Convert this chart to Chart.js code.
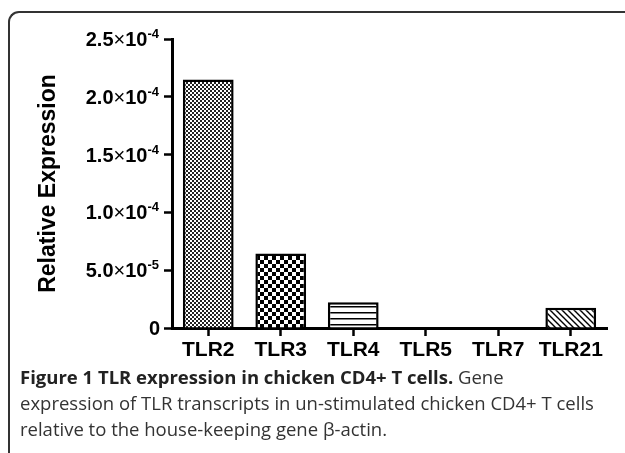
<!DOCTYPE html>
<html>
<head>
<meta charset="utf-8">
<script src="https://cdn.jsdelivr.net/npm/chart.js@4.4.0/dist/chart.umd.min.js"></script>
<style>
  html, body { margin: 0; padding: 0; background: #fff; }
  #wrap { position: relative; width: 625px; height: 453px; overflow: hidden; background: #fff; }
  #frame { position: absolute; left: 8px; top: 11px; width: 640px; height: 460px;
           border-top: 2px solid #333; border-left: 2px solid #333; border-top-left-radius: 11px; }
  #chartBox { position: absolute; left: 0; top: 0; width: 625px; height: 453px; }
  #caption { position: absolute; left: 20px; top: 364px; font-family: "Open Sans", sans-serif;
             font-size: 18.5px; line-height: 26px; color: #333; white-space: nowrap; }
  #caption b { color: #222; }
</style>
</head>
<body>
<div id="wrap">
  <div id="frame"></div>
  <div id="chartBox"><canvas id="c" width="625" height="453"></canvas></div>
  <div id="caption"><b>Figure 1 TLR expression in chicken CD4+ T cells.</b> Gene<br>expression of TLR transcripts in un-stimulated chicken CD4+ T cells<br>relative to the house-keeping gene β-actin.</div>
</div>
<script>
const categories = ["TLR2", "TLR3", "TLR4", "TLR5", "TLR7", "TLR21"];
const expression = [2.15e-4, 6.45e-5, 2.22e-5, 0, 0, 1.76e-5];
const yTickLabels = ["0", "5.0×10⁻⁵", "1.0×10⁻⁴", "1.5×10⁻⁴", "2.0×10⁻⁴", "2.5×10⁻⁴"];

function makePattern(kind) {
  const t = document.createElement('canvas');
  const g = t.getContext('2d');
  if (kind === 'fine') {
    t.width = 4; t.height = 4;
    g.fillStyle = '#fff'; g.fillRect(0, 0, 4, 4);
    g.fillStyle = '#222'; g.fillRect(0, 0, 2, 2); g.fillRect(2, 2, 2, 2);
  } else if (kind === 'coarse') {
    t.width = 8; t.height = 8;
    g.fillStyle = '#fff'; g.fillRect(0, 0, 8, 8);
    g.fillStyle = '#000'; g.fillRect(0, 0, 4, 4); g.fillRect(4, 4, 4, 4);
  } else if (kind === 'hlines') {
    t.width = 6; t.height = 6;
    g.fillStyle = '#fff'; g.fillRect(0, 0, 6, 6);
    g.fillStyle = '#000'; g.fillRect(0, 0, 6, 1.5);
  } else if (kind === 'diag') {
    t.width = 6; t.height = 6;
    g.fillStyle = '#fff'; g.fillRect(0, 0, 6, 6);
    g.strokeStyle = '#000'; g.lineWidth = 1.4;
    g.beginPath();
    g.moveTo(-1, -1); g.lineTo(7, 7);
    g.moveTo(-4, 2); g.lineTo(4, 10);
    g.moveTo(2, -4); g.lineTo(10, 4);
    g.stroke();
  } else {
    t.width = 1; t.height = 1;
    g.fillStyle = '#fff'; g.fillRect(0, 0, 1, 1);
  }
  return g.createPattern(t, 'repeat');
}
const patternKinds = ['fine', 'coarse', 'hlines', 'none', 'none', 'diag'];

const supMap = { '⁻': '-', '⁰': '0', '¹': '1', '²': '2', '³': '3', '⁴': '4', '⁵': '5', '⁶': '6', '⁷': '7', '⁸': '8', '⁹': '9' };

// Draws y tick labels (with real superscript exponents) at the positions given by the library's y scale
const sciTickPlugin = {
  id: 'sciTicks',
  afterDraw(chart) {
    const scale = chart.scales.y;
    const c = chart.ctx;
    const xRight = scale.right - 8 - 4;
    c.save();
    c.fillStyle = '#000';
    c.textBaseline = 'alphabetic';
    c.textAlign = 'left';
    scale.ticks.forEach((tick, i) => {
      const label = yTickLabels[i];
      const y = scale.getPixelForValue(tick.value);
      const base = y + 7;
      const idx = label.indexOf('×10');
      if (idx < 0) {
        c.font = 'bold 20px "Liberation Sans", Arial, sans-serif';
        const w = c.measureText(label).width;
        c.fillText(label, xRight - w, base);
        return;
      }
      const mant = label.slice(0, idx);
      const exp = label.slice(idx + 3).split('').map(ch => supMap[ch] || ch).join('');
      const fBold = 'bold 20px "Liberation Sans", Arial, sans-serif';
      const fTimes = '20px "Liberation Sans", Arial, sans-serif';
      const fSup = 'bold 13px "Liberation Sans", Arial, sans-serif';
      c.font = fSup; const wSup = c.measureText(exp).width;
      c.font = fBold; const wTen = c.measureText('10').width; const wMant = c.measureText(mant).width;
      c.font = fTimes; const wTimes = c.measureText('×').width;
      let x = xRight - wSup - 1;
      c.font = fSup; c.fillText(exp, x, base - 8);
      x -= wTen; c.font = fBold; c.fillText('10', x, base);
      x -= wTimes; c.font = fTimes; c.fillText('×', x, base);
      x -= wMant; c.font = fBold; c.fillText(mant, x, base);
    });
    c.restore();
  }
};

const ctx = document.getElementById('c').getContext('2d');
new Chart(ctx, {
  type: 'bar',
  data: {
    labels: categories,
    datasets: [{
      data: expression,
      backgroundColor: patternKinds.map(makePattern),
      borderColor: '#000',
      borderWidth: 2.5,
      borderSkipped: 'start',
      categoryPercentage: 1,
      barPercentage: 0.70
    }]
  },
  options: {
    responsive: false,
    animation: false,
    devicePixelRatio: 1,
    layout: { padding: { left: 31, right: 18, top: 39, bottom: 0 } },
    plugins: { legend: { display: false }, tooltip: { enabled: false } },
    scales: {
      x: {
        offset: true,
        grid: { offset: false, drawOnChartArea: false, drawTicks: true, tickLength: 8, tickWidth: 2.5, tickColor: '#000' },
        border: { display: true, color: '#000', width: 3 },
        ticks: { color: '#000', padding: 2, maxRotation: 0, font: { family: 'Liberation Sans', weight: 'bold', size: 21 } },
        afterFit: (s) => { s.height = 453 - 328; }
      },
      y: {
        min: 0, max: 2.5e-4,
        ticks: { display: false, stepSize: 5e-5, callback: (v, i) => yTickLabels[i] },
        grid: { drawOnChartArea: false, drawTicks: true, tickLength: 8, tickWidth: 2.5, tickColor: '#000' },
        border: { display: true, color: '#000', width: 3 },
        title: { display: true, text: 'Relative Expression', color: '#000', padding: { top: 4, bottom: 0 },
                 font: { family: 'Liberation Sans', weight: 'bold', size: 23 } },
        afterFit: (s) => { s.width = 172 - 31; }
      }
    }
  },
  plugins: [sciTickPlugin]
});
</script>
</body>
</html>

--------

Without the pictures, print the whole listing exactly as given.

Solution to this exercise:
Convert this chart to Chart.js code.
<!DOCTYPE html>
<html>
<head>
<meta charset="utf-8">
<script src="https://cdn.jsdelivr.net/npm/chart.js@4.4.0/dist/chart.umd.min.js"></script>
<style>
  html, body { margin: 0; padding: 0; background: #fff; }
  #wrap { position: relative; width: 625px; height: 453px; overflow: hidden; background: #fff; }
  #frame { position: absolute; left: 8px; top: 11px; width: 640px; height: 460px;
           border-top: 2px solid #333; border-left: 2px solid #333; border-top-left-radius: 11px; }
  #chartBox { position: absolute; left: 0; top: 0; width: 625px; height: 453px; }
  #caption { position: absolute; left: 20px; top: 364px; font-family: "Open Sans", sans-serif;
             font-size: 18.5px; line-height: 26px; color: #333; white-space: nowrap; }
  #caption b { color: #222; }
</style>
</head>
<body>
<div id="wrap">
  <div id="frame"></div>
  <div id="chartBox"><canvas id="c" width="625" height="453"></canvas></div>
  <div id="caption"><b>Figure 1 TLR expression in chicken CD4+ T cells.</b> Gene<br>expression of TLR transcripts in un-stimulated chicken CD4+ T cells<br>relative to the house-keeping gene β-actin.</div>
</div>
<script>
const categories = ["TLR2", "TLR3", "TLR4", "TLR5", "TLR7", "TLR21"];
const expression = [2.15e-4, 6.45e-5, 2.22e-5, 0, 0, 1.76e-5];
const yTickLabels = ["0", "5.0×10⁻⁵", "1.0×10⁻⁴", "1.5×10⁻⁴", "2.0×10⁻⁴", "2.5×10⁻⁴"];

function makePattern(kind) {
  const t = document.createElement('canvas');
  const g = t.getContext('2d');
  if (kind === 'fine') {
    t.width = 4; t.height = 4;
    g.fillStyle = '#fff'; g.fillRect(0, 0, 4, 4);
    g.fillStyle = '#222'; g.fillRect(0, 0, 2, 2); g.fillRect(2, 2, 2, 2);
  } else if (kind === 'coarse') {
    t.width = 8; t.height = 8;
    g.fillStyle = '#fff'; g.fillRect(0, 0, 8, 8);
    g.fillStyle = '#000'; g.fillRect(0, 0, 4, 4); g.fillRect(4, 4, 4, 4);
  } else if (kind === 'hlines') {
    t.width = 6; t.height = 6;
    g.fillStyle = '#fff'; g.fillRect(0, 0, 6, 6);
    g.fillStyle = '#000'; g.fillRect(0, 0, 6, 1.5);
  } else if (kind === 'diag') {
    t.width = 6; t.height = 6;
    g.fillStyle = '#fff'; g.fillRect(0, 0, 6, 6);
    g.strokeStyle = '#000'; g.lineWidth = 1.4;
    g.beginPath();
    g.moveTo(-1, -1); g.lineTo(7, 7);
    g.moveTo(-4, 2); g.lineTo(4, 10);
    g.moveTo(2, -4); g.lineTo(10, 4);
    g.stroke();
  } else {
    t.width = 1; t.height = 1;
    g.fillStyle = '#fff'; g.fillRect(0, 0, 1, 1);
  }
  return g.createPattern(t, 'repeat');
}
const patternKinds = ['fine', 'coarse', 'hlines', 'none', 'none', 'diag'];

const supMap = { '⁻': '-', '⁰': '0', '¹': '1', '²': '2', '³': '3', '⁴': '4', '⁵': '5', '⁶': '6', '⁷': '7', '⁸': '8', '⁹': '9' };

// Draws y tick labels (with real superscript exponents) at the positions given by the library's y scale
const sciTickPlugin = {
  id: 'sciTicks',
  afterDraw(chart) {
    const scale = chart.scales.y;
    const c = chart.ctx;
    const xRight = scale.right - 8 - 4;
    c.save();
    c.fillStyle = '#000';
    c.textBaseline = 'alphabetic';
    c.textAlign = 'left';
    scale.ticks.forEach((tick, i) => {
      const label = yTickLabels[i];
      const y = scale.getPixelForValue(tick.value);
      const base = y + 7;
      const idx = label.indexOf('×10');
      if (idx < 0) {
        c.font = 'bold 20px "Liberation Sans", Arial, sans-serif';
        const w = c.measureText(label).width;
        c.fillText(label, xRight - w, base);
        return;
      }
      const mant = label.slice(0, idx);
      const exp = label.slice(idx + 3).split('').map(ch => supMap[ch] || ch).join('');
      const fBold = 'bold 20px "Liberation Sans", Arial, sans-serif';
      const fTimes = '20px "Liberation Sans", Arial, sans-serif';
      const fSup = 'bold 13px "Liberation Sans", Arial, sans-serif';
      c.font = fSup; const wSup = c.measureText(exp).width;
      c.font = fBold; const wTen = c.measureText('10').width; const wMant = c.measureText(mant).width;
      c.font = fTimes; const wTimes = c.measureText('×').width;
      let x = xRight - wSup - 1;
      c.font = fSup; c.fillText(exp, x, base - 8);
      x -= wTen; c.font = fBold; c.fillText('10', x, base);
      x -= wTimes; c.font = fTimes; c.fillText('×', x, base);
      x -= wMant; c.font = fBold; c.fillText(mant, x, base);
    });
    c.restore();
  }
};

const ctx = document.getElementById('c').getContext('2d');
new Chart(ctx, {
  type: 'bar',
  data: {
    labels: categories,
    datasets: [{
      data: expression,
      backgroundColor: patternKinds.map(makePattern),
      borderColor: '#000',
      borderWidth: 2.5,
      borderSkipped: 'start',
      categoryPercentage: 1,
      barPercentage: 0.70
    }]
  },
  options: {
    responsive: false,
    animation: false,
    devicePixelRatio: 1,
    layout: { padding: { left: 31, right: 18, top: 39, bottom: 0 } },
    plugins: { legend: { display: false }, tooltip: { enabled: false } },
    scales: {
      x: {
        offset: true,
        grid: { offset: false, drawOnChartArea: false, drawTicks: true, tickLength: 8, tickWidth: 2.5, tickColor: '#000' },
        border: { display: true, color: '#000', width: 3 },
        ticks: { color: '#000', padding: 2, maxRotation: 0, font: { family: 'Liberation Sans', weight: 'bold', size: 21 } },
        afterFit: (s) => { s.height = 453 - 328; }
      },
      y: {
        min: 0, max: 2.5e-4,
        ticks: { display: false, stepSize: 5e-5, callback: (v, i) => yTickLabels[i] },
        grid: { drawOnChartArea: false, drawTicks: true, tickLength: 8, tickWidth: 2.5, tickColor: '#000' },
        border: { display: true, color: '#000', width: 3 },
        title: { display: true, text: 'Relative Expression', color: '#000', padding: { top: 4, bottom: 0 },
                 font: { family: 'Liberation Sans', weight: 'bold', size: 23 } },
        afterFit: (s) => { s.width = 172 - 31; }
      }
    }
  },
  plugins: [sciTickPlugin]
});
</script>
</body>
</html>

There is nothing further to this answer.